##### DATASET SECTION #####

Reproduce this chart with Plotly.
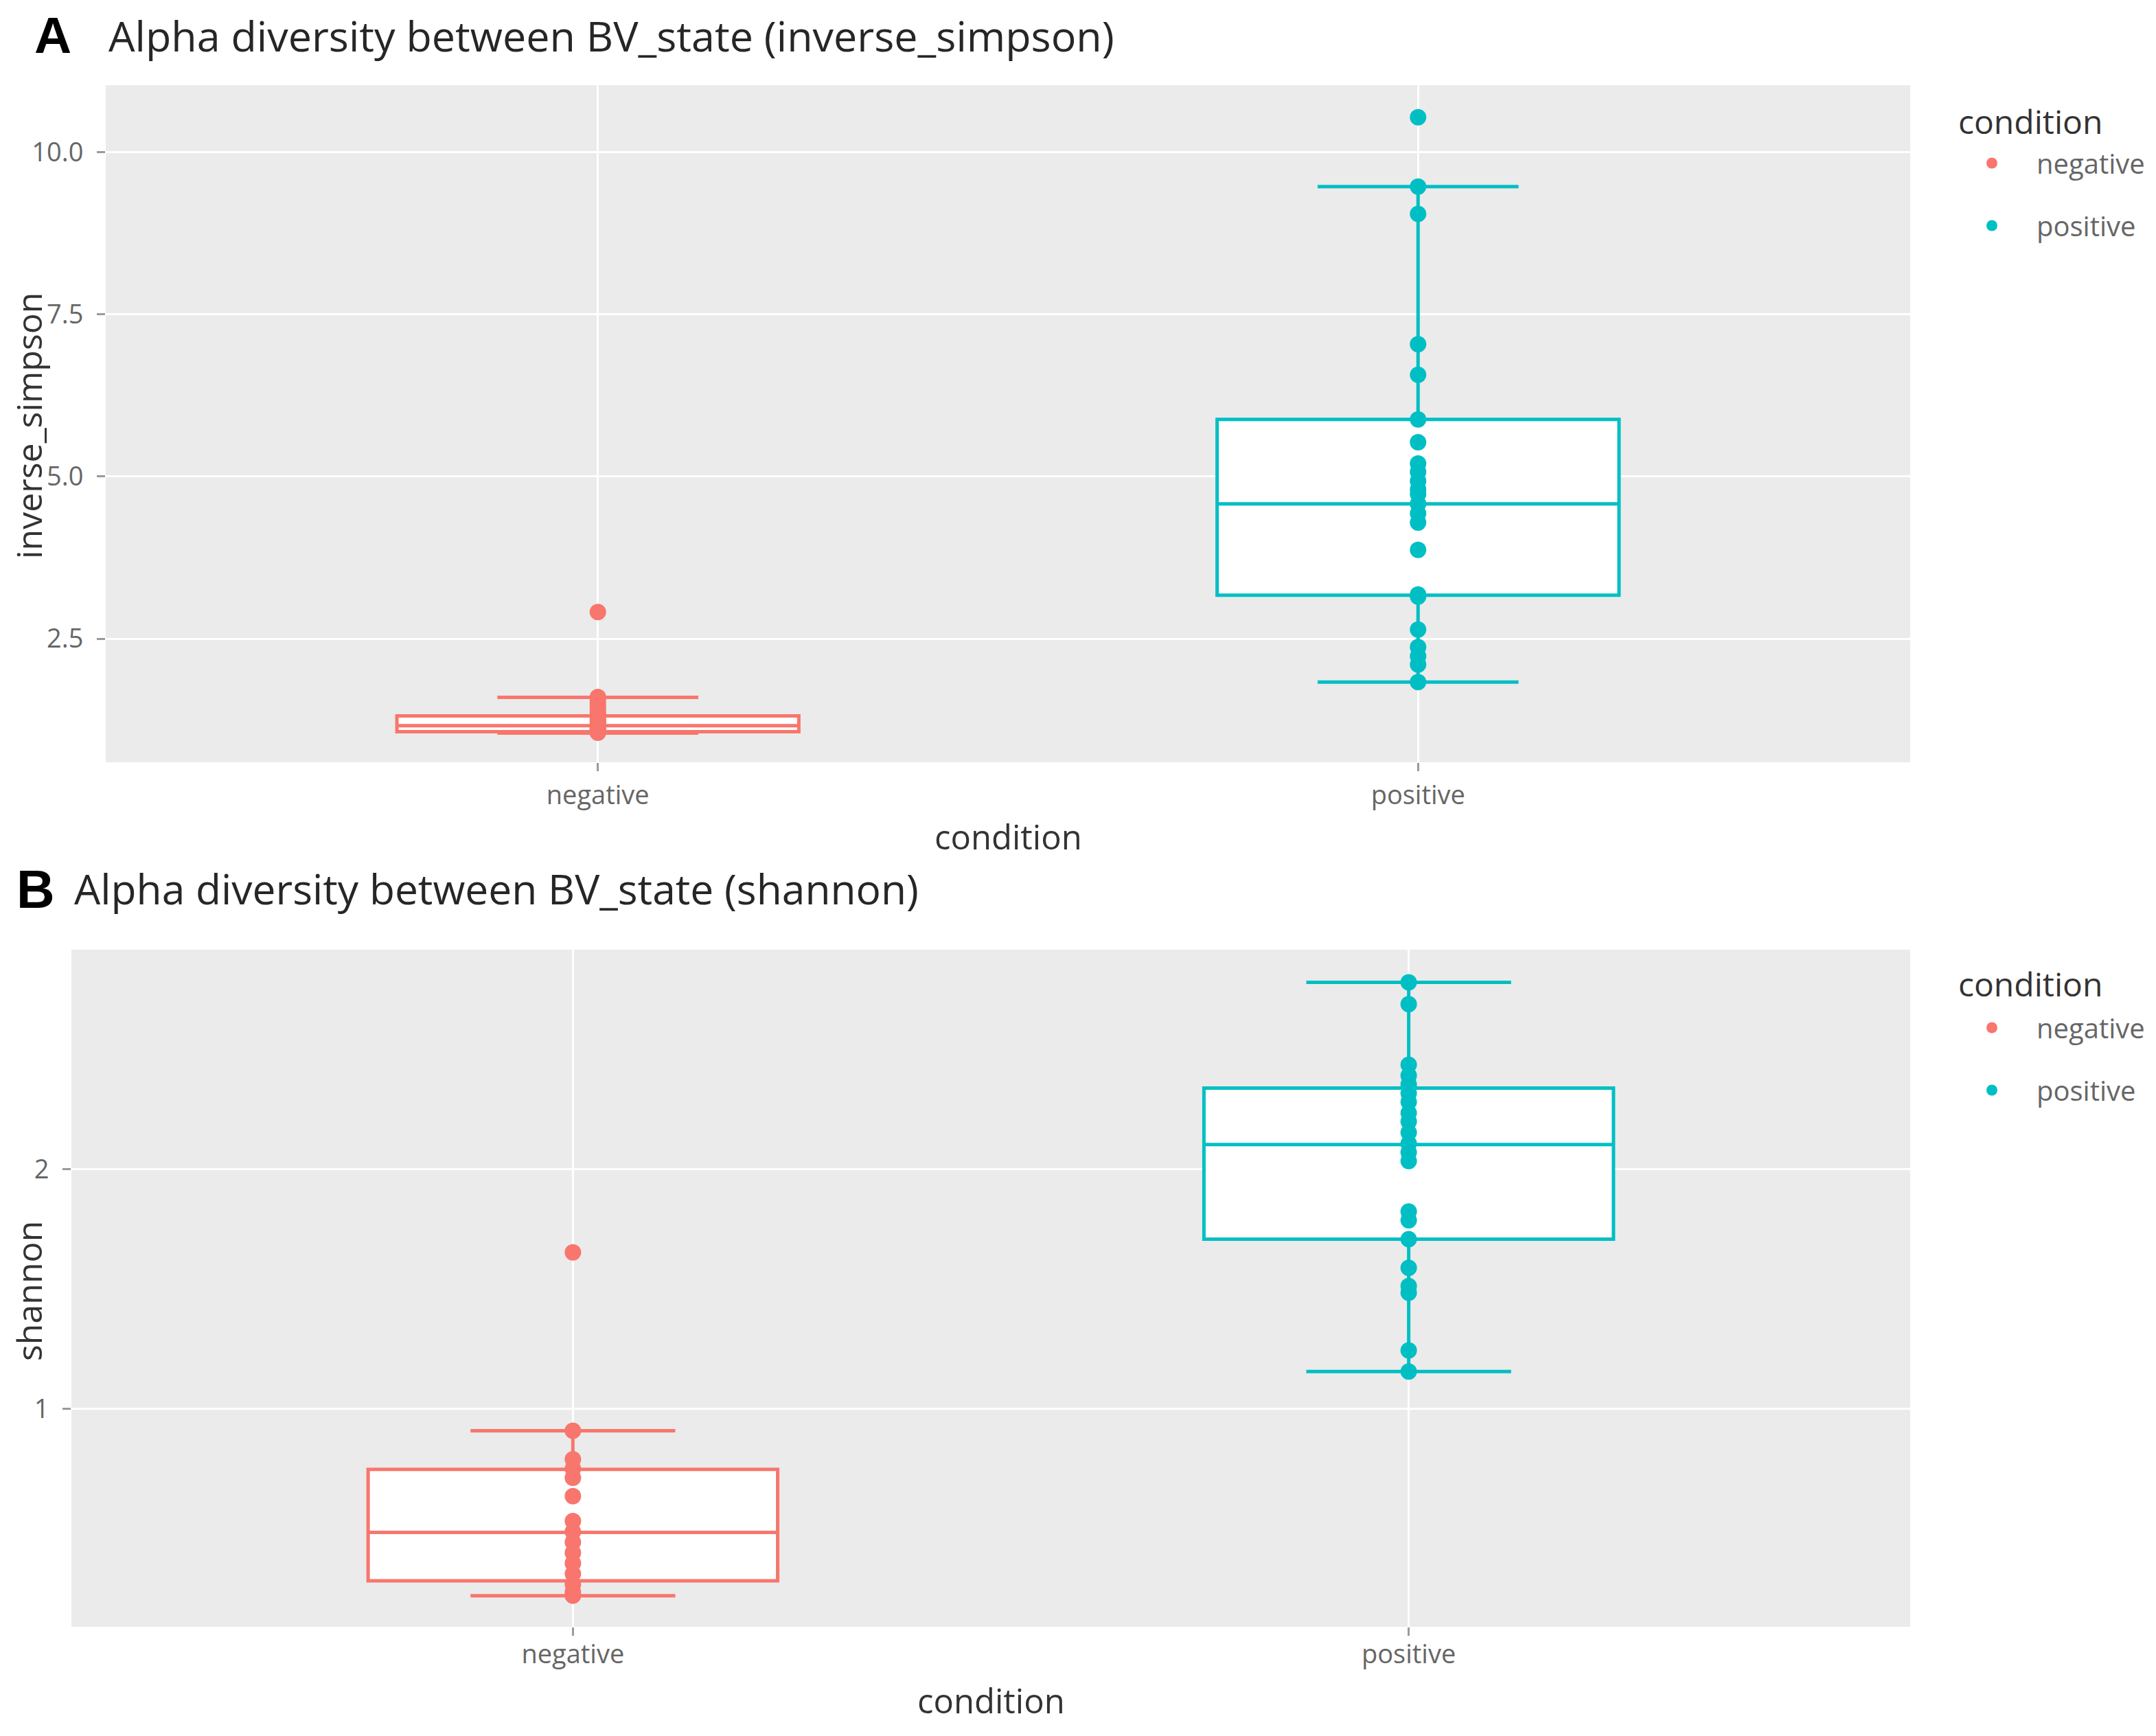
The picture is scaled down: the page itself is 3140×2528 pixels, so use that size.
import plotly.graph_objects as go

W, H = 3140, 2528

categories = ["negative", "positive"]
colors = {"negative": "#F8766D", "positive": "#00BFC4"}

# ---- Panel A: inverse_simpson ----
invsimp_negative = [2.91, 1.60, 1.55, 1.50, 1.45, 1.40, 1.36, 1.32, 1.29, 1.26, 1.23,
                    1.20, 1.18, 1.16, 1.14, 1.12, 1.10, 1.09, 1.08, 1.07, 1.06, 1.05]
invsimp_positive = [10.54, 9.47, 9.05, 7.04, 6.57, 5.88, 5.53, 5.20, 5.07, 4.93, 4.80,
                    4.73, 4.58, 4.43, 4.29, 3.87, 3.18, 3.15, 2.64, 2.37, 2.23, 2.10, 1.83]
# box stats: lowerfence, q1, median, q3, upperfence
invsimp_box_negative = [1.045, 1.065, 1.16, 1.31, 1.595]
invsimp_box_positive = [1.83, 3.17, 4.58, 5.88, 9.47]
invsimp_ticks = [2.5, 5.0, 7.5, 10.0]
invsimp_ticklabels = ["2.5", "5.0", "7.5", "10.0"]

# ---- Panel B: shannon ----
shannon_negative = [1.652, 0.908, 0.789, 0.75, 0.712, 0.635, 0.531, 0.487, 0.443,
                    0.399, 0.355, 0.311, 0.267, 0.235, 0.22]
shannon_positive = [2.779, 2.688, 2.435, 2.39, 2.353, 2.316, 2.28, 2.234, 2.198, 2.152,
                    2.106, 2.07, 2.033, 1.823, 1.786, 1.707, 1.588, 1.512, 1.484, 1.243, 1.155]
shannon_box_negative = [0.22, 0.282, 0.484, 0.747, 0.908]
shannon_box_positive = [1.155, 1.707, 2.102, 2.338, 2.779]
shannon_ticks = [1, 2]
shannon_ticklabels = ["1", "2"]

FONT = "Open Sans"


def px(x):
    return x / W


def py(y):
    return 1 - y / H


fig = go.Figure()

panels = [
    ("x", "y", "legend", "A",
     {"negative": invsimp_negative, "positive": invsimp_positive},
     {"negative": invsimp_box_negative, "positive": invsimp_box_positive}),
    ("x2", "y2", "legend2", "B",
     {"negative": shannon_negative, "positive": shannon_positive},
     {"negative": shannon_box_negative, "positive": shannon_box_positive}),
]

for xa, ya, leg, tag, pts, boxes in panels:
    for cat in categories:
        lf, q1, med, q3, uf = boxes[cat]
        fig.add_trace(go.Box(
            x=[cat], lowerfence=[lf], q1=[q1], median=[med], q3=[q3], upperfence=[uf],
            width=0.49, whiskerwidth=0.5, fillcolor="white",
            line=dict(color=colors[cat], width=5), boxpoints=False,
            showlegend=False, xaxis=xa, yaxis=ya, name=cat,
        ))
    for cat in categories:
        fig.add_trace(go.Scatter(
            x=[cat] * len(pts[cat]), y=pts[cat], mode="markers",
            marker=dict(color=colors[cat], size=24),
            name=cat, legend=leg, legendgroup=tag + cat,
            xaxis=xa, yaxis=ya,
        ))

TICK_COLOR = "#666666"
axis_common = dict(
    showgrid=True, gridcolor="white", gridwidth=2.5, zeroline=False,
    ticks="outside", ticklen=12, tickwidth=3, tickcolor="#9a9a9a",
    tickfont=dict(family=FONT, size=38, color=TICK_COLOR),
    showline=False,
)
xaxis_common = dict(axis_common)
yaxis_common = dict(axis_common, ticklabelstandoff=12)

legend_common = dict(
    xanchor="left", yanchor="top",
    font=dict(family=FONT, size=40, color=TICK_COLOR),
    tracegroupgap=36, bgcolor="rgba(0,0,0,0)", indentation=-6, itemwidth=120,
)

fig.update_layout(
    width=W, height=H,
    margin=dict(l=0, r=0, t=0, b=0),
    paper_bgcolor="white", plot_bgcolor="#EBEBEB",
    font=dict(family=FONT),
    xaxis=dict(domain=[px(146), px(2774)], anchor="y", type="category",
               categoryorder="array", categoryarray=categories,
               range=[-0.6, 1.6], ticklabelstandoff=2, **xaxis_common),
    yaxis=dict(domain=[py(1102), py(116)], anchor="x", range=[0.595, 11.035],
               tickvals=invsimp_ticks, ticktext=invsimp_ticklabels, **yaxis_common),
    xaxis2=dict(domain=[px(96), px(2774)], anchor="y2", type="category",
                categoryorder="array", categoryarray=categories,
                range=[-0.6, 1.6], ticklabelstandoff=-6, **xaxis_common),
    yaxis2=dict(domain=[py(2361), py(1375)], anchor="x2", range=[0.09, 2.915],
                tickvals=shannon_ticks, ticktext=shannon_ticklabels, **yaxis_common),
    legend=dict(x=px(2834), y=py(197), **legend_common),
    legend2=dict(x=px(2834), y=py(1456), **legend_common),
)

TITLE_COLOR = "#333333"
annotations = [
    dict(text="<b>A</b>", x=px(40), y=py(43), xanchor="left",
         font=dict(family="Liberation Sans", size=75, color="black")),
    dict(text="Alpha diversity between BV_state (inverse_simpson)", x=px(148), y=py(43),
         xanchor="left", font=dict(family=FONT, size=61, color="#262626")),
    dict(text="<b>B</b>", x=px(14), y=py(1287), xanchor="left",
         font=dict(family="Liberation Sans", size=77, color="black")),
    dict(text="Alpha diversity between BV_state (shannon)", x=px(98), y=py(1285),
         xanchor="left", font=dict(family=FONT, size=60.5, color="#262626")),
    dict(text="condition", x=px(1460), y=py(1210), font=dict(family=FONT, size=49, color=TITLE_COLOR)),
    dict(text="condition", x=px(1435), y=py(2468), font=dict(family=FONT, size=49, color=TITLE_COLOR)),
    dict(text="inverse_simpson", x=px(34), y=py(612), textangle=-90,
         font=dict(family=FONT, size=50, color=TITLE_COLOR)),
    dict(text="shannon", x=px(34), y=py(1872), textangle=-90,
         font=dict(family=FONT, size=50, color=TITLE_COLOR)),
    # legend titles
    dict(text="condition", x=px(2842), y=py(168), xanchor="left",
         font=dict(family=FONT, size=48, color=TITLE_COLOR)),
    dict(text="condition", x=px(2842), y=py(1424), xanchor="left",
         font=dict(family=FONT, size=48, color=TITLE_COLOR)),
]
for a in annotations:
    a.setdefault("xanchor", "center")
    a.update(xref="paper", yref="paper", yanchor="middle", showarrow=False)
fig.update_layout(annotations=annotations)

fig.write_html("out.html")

#####

Make an exact copy of the whole listing, but don't bring over any pictures.

(RESULT OF THE EXERCISE):
Reproduce this chart with Plotly.
The picture is scaled down: the page itself is 3140×2528 pixels, so use that size.
import plotly.graph_objects as go

W, H = 3140, 2528

categories = ["negative", "positive"]
colors = {"negative": "#F8766D", "positive": "#00BFC4"}

# ---- Panel A: inverse_simpson ----
invsimp_negative = [2.91, 1.60, 1.55, 1.50, 1.45, 1.40, 1.36, 1.32, 1.29, 1.26, 1.23,
                    1.20, 1.18, 1.16, 1.14, 1.12, 1.10, 1.09, 1.08, 1.07, 1.06, 1.05]
invsimp_positive = [10.54, 9.47, 9.05, 7.04, 6.57, 5.88, 5.53, 5.20, 5.07, 4.93, 4.80,
                    4.73, 4.58, 4.43, 4.29, 3.87, 3.18, 3.15, 2.64, 2.37, 2.23, 2.10, 1.83]
# box stats: lowerfence, q1, median, q3, upperfence
invsimp_box_negative = [1.045, 1.065, 1.16, 1.31, 1.595]
invsimp_box_positive = [1.83, 3.17, 4.58, 5.88, 9.47]
invsimp_ticks = [2.5, 5.0, 7.5, 10.0]
invsimp_ticklabels = ["2.5", "5.0", "7.5", "10.0"]

# ---- Panel B: shannon ----
shannon_negative = [1.652, 0.908, 0.789, 0.75, 0.712, 0.635, 0.531, 0.487, 0.443,
                    0.399, 0.355, 0.311, 0.267, 0.235, 0.22]
shannon_positive = [2.779, 2.688, 2.435, 2.39, 2.353, 2.316, 2.28, 2.234, 2.198, 2.152,
                    2.106, 2.07, 2.033, 1.823, 1.786, 1.707, 1.588, 1.512, 1.484, 1.243, 1.155]
shannon_box_negative = [0.22, 0.282, 0.484, 0.747, 0.908]
shannon_box_positive = [1.155, 1.707, 2.102, 2.338, 2.779]
shannon_ticks = [1, 2]
shannon_ticklabels = ["1", "2"]

FONT = "Open Sans"


def px(x):
    return x / W


def py(y):
    return 1 - y / H


fig = go.Figure()

panels = [
    ("x", "y", "legend", "A",
     {"negative": invsimp_negative, "positive": invsimp_positive},
     {"negative": invsimp_box_negative, "positive": invsimp_box_positive}),
    ("x2", "y2", "legend2", "B",
     {"negative": shannon_negative, "positive": shannon_positive},
     {"negative": shannon_box_negative, "positive": shannon_box_positive}),
]

for xa, ya, leg, tag, pts, boxes in panels:
    for cat in categories:
        lf, q1, med, q3, uf = boxes[cat]
        fig.add_trace(go.Box(
            x=[cat], lowerfence=[lf], q1=[q1], median=[med], q3=[q3], upperfence=[uf],
            width=0.49, whiskerwidth=0.5, fillcolor="white",
            line=dict(color=colors[cat], width=5), boxpoints=False,
            showlegend=False, xaxis=xa, yaxis=ya, name=cat,
        ))
    for cat in categories:
        fig.add_trace(go.Scatter(
            x=[cat] * len(pts[cat]), y=pts[cat], mode="markers",
            marker=dict(color=colors[cat], size=24),
            name=cat, legend=leg, legendgroup=tag + cat,
            xaxis=xa, yaxis=ya,
        ))

TICK_COLOR = "#666666"
axis_common = dict(
    showgrid=True, gridcolor="white", gridwidth=2.5, zeroline=False,
    ticks="outside", ticklen=12, tickwidth=3, tickcolor="#9a9a9a",
    tickfont=dict(family=FONT, size=38, color=TICK_COLOR),
    showline=False,
)
xaxis_common = dict(axis_common)
yaxis_common = dict(axis_common, ticklabelstandoff=12)

legend_common = dict(
    xanchor="left", yanchor="top",
    font=dict(family=FONT, size=40, color=TICK_COLOR),
    tracegroupgap=36, bgcolor="rgba(0,0,0,0)", indentation=-6, itemwidth=120,
)

fig.update_layout(
    width=W, height=H,
    margin=dict(l=0, r=0, t=0, b=0),
    paper_bgcolor="white", plot_bgcolor="#EBEBEB",
    font=dict(family=FONT),
    xaxis=dict(domain=[px(146), px(2774)], anchor="y", type="category",
               categoryorder="array", categoryarray=categories,
               range=[-0.6, 1.6], ticklabelstandoff=2, **xaxis_common),
    yaxis=dict(domain=[py(1102), py(116)], anchor="x", range=[0.595, 11.035],
               tickvals=invsimp_ticks, ticktext=invsimp_ticklabels, **yaxis_common),
    xaxis2=dict(domain=[px(96), px(2774)], anchor="y2", type="category",
                categoryorder="array", categoryarray=categories,
                range=[-0.6, 1.6], ticklabelstandoff=-6, **xaxis_common),
    yaxis2=dict(domain=[py(2361), py(1375)], anchor="x2", range=[0.09, 2.915],
                tickvals=shannon_ticks, ticktext=shannon_ticklabels, **yaxis_common),
    legend=dict(x=px(2834), y=py(197), **legend_common),
    legend2=dict(x=px(2834), y=py(1456), **legend_common),
)

TITLE_COLOR = "#333333"
annotations = [
    dict(text="<b>A</b>", x=px(40), y=py(43), xanchor="left",
         font=dict(family="Liberation Sans", size=75, color="black")),
    dict(text="Alpha diversity between BV_state (inverse_simpson)", x=px(148), y=py(43),
         xanchor="left", font=dict(family=FONT, size=61, color="#262626")),
    dict(text="<b>B</b>", x=px(14), y=py(1287), xanchor="left",
         font=dict(family="Liberation Sans", size=77, color="black")),
    dict(text="Alpha diversity between BV_state (shannon)", x=px(98), y=py(1285),
         xanchor="left", font=dict(family=FONT, size=60.5, color="#262626")),
    dict(text="condition", x=px(1460), y=py(1210), font=dict(family=FONT, size=49, color=TITLE_COLOR)),
    dict(text="condition", x=px(1435), y=py(2468), font=dict(family=FONT, size=49, color=TITLE_COLOR)),
    dict(text="inverse_simpson", x=px(34), y=py(612), textangle=-90,
         font=dict(family=FONT, size=50, color=TITLE_COLOR)),
    dict(text="shannon", x=px(34), y=py(1872), textangle=-90,
         font=dict(family=FONT, size=50, color=TITLE_COLOR)),
    # legend titles
    dict(text="condition", x=px(2842), y=py(168), xanchor="left",
         font=dict(family=FONT, size=48, color=TITLE_COLOR)),
    dict(text="condition", x=px(2842), y=py(1424), xanchor="left",
         font=dict(family=FONT, size=48, color=TITLE_COLOR)),
]
for a in annotations:
    a.setdefault("xanchor", "center")
    a.update(xref="paper", yref="paper", yanchor="middle", showarrow=False)
fig.update_layout(annotations=annotations)

fig.write_html("out.html")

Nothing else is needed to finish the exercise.